From: Benny J Peiser <B.J.PEISER@livjm.ac.uk
To: cambridge-conference@livjm.ac.uk <cambridge-conference@livjm.ac.uk
Date: 30. januar 1998 16:47
Subject: CC DIGEST, 29/01/98
New Evidence for Major Punctuation of Global Climate at the Pleistocene / Holocene Boundary
From: Clark Whelton <whel@worldnet.att.net>
The New York Times Science Section, January 27, 1998
If Climate Changes, It May Change Quickly.
William K. Stevens
"...A growing accumulation of geological evidence is making it ever clearer that in the past the climate has undergone drastic changes in temperature and rainfall patterns in the space of a human lifetime, in a decade or in even less time."

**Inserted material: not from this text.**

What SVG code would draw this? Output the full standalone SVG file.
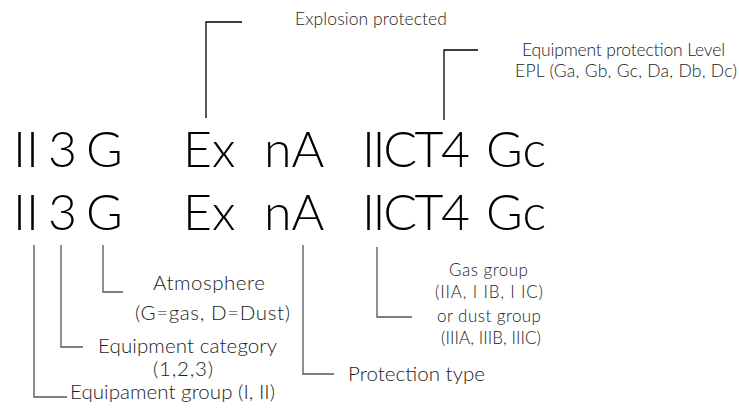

"....In uncovering one of the latest pieces of evidence of abrupt climate change, American scientists led by Dr. Jeffrey P. Severinghaus of the University of Rhode Island examined climatic clues taken from corings of ancient ice in Greenland. "
The Severinghaus team determined that when the world began its final ascent out of the last ice age more than 11,000 years ago, temperatures in Greenland initially spiked upward by about 9 to 18 degrees F. -- at least a third, and perhaps more, of the total recovery to today's warmth -- in, at most, mere decades and probably less than a single decade. They also found that the impact of the sudden warming had been felt at least throughout the Northern Hemisphere. "That amount of heating, coming so quickly, is astounding," said Dr. Richard Alley of Pennsylvania State University, a member of the study team. Another recent study, by Dr. Peter deMenocal, a paleoclimatologist at Lamont-Doherty, examined clues in Atlantic Ocean sediments off sub-tropical North Africa. He discovered that every 1,500 years or so since the end of the ice age, ocean temperatures there have fluctuated wildly and abruptly. "In a cold phase, they fell by 5 to 15 degrees, and seasonal rains on the continent were severely curtailed -- all within no more than 50 to 100 years, and possibly less (the sediment analysis is not fine enough to tell). Then, in another 1,500 years, the picture reversed just as abruptly, causing flooding rains and creating widespread lakes in what is now theSahara.
"The transitions are sharp," Dr. deMenocal said. "Climate changes we thought should take thousands of years to happen occur within a generation or two," at most. The changes may have wreaked havoc on nascent civilizations in Africa and the Middle East. "It was certainly something that would have rocked somebody's world," Dr. deMenocal said.